The high points of the show, such as female character development and the high-caliber acting, are unfortunately not enough to justify slogging through the sprawling, corpse-littered, convoluted world of The Bastard Executioner. The mythology of the show is ill-defined and seemingly massive, there are too many long-term plotlines to manage, and the characterization is inconsistent. While a good story should unfold, viewers need something concrete to grab onto in order to stay invested. Game of Thrones works, even with a massive backstory and numerous characters and locations, because in season one the main storyline - the secret of the royal children's parentage - is fairly simple and motivates what happens throughout the season.  In The Bastard Executioner, it's hard to find a single motivating factor, except perhaps Wilkin Brattle as God's chosen, and I still don't know what that means.

Ashely Conklin
University of Rochester

[1] Lost and The X-Files are two shows that immediately come to mind as having long, successful television runs and a deeply-shrouded mystery at their core.
[2] One plot-point I’ve gotten hung up on is why a reasonably intelligent man like Wilkin is living in a shire named after the man who tried to kill him five years earlier. Worst retirement plan ever.

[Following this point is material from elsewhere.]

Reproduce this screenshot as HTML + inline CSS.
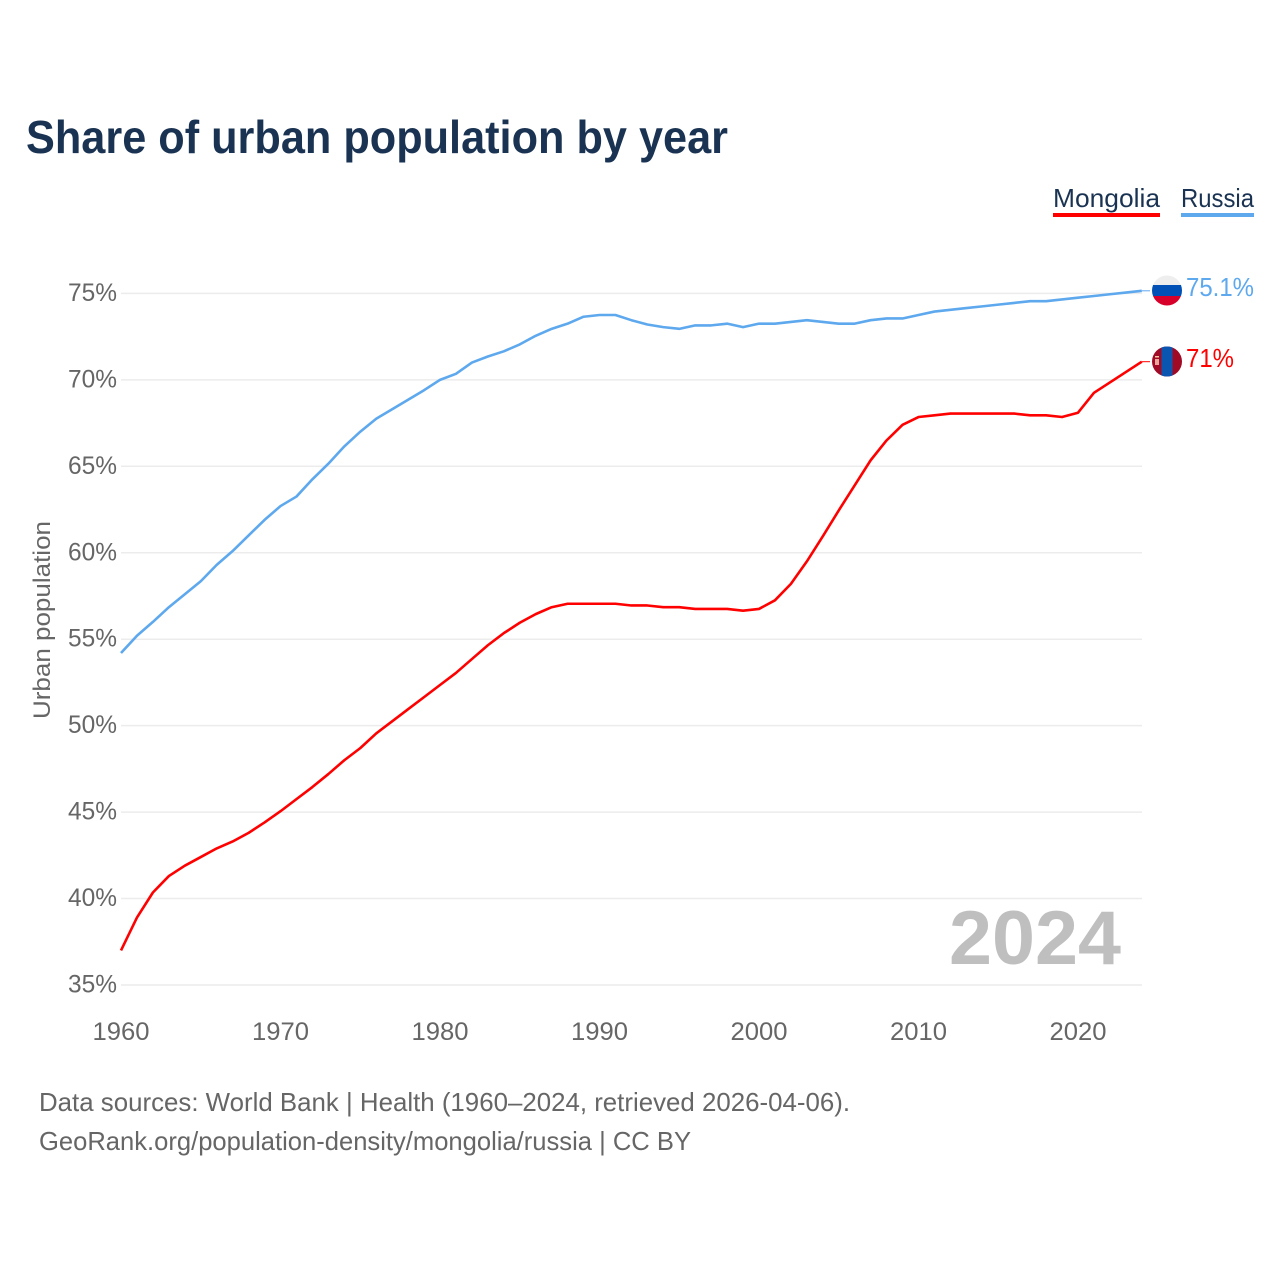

[3] From Deadline’s report on TBE’s TCA panel, Ross A. Lincoln. “Kurt Sutter on ‘Bastard Executioner’ Violence and His Catholic Baggage.” Deadline. 7 Aug. 2015.
[4] TBE episode 10
[5] Qualifier: in this instance, the girl is being punished for chopping the nose off of a bust of the former Lord Ventris, so this could be seen as reciprocity for the crime. However, I do find it suggestive that the culprit here is female, since beauty is such a prominent female attribute and resides primarily in the face. An interesting medieval analogue to this moment would be Marie de France’s Bisclavret in which the protagonist bites off his wife’s nose in retaliation for trapping him as a werewolf.
[6] This is one of the few instances where the actual torture occurs, thankfully, off-screen, but the aftermath alone will be disturbing to many viewers. The mechanism itself involves a sort of sharpened saw-horse over which the victim is suspended and weights are added to her ankles until eventually the body splits at the genitals.